[begin Data provided]

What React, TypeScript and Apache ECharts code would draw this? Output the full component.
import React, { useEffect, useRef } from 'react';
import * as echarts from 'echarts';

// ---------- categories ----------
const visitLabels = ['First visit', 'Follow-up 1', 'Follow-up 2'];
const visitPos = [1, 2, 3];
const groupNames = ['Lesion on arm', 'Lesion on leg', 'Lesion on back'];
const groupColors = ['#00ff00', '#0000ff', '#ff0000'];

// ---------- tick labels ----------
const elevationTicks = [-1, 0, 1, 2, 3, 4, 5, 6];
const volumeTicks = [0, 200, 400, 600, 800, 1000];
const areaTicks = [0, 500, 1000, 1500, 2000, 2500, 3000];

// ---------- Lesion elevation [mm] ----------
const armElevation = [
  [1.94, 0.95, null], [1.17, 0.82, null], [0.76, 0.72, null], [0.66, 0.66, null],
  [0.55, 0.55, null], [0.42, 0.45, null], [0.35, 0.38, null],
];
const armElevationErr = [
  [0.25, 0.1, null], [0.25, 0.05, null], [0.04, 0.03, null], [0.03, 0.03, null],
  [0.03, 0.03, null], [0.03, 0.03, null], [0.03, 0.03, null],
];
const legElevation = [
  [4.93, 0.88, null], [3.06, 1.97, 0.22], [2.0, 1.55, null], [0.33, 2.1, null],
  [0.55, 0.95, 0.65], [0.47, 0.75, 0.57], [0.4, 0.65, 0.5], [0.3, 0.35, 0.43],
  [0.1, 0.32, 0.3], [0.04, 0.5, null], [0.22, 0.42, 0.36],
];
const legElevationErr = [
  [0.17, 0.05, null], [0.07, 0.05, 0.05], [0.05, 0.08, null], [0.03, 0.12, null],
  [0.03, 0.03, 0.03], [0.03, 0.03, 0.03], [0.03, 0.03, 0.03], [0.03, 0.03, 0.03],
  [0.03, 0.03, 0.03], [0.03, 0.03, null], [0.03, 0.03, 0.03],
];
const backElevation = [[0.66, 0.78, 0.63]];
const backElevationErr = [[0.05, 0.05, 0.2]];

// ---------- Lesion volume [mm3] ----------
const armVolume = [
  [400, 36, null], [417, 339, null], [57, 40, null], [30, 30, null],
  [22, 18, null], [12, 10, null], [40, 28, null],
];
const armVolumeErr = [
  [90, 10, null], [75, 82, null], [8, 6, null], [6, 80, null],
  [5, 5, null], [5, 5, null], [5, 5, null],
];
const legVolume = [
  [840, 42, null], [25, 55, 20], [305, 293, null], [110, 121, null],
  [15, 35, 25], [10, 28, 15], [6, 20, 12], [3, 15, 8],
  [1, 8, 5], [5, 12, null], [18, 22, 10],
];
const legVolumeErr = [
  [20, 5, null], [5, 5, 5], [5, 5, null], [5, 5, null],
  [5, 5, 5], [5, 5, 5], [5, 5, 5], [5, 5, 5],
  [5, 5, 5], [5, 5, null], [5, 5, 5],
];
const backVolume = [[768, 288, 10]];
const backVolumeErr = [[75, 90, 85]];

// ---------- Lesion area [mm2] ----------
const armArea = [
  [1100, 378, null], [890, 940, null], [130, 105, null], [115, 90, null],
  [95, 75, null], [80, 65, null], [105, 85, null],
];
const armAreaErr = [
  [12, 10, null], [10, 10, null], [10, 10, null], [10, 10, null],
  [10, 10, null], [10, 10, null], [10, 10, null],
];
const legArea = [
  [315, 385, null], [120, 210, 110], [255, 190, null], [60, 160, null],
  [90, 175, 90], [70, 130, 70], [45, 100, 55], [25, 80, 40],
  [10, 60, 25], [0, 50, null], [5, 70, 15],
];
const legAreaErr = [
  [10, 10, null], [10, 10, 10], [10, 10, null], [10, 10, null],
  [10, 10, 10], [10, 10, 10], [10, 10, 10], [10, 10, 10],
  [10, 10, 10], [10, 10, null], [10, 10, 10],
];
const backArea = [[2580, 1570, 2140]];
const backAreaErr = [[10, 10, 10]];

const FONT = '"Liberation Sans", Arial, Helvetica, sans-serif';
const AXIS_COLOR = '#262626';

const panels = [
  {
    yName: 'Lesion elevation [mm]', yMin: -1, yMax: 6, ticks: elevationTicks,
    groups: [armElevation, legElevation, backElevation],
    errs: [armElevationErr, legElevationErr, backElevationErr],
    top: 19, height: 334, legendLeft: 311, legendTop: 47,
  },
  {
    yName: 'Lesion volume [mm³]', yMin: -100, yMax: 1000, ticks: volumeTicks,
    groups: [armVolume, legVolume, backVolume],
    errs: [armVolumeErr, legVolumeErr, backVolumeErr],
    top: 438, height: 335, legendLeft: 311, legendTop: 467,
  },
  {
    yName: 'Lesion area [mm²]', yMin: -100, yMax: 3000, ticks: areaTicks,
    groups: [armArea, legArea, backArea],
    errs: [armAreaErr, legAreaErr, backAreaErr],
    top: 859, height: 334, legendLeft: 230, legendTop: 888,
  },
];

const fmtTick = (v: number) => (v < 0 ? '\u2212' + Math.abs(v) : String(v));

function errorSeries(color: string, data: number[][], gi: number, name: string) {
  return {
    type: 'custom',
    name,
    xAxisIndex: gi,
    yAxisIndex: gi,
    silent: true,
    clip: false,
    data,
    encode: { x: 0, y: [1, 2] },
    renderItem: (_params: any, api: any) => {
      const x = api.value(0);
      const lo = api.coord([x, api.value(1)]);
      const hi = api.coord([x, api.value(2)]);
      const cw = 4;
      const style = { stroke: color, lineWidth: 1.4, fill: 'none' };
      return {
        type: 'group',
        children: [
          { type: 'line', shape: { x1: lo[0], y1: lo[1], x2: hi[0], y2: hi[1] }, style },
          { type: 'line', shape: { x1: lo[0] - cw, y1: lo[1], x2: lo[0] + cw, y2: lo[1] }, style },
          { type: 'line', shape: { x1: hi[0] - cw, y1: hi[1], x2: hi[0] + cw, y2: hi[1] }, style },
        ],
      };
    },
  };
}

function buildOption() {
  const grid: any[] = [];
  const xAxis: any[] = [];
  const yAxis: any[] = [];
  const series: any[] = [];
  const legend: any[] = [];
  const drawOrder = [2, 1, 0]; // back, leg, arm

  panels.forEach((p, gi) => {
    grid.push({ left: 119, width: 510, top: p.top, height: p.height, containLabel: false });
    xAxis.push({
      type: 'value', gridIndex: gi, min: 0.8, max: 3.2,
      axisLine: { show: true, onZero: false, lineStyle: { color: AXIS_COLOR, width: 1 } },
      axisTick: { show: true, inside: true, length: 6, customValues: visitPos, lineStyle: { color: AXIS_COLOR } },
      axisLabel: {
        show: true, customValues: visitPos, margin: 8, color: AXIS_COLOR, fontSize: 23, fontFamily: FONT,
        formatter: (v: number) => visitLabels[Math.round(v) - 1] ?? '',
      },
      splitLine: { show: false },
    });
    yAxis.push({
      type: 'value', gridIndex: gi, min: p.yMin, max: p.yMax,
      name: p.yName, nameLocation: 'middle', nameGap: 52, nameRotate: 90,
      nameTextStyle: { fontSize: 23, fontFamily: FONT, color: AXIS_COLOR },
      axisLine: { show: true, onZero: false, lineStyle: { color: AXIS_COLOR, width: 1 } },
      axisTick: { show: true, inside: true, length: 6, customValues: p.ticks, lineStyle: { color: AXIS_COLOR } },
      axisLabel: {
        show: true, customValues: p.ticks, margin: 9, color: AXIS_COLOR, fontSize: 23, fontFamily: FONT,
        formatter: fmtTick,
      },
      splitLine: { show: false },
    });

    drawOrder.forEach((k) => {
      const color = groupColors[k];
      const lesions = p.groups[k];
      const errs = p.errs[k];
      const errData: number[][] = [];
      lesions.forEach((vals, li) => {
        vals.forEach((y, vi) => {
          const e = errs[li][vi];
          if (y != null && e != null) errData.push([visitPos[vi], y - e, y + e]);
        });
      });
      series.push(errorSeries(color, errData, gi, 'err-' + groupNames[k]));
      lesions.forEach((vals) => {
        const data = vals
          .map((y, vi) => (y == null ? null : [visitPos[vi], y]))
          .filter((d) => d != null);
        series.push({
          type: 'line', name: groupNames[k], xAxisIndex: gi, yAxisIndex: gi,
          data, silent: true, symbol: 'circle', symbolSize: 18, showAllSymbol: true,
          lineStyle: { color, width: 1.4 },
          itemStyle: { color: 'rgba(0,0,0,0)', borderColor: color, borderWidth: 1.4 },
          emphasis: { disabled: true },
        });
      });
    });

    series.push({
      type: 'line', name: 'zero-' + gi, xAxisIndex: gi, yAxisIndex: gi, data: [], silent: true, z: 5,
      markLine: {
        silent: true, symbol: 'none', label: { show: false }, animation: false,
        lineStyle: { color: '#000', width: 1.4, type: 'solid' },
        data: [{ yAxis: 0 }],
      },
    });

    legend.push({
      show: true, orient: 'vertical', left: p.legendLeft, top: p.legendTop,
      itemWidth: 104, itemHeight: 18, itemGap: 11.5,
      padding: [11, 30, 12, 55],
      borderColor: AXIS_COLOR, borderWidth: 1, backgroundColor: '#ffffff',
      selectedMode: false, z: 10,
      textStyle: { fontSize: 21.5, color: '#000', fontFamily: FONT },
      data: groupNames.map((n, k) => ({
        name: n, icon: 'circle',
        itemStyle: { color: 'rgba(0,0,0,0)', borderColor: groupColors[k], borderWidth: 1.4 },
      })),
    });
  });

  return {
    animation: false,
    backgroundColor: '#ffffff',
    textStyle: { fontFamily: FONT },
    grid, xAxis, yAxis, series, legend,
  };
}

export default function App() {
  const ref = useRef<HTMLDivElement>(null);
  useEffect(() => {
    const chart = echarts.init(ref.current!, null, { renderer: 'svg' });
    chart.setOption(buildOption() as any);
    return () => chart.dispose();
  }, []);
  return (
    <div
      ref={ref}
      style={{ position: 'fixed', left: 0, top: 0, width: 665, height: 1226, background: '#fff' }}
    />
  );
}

[end Data provided]

**Short exercise**
Quote exactly the lines running from the start of the listing above through the line where "const areaTicks = [0, 500, 1000, 1500, 2000, 2500, 3000];" is found, and output no other lines.

**Expected output**
What React, TypeScript and Apache ECharts code would draw this? Output the full component.
import React, { useEffect, useRef } from 'react';
import * as echarts from 'echarts';

// ---------- categories ----------
const visitLabels = ['First visit', 'Follow-up 1', 'Follow-up 2'];
const visitPos = [1, 2, 3];
const groupNames = ['Lesion on arm', 'Lesion on leg', 'Lesion on back'];
const groupColors = ['#00ff00', '#0000ff', '#ff0000'];

// ---------- tick labels ----------
const elevationTicks = [-1, 0, 1, 2, 3, 4, 5, 6];
const volumeTicks = [0, 200, 400, 600, 800, 1000];
const areaTicks = [0, 500, 1000, 1500, 2000, 2500, 3000];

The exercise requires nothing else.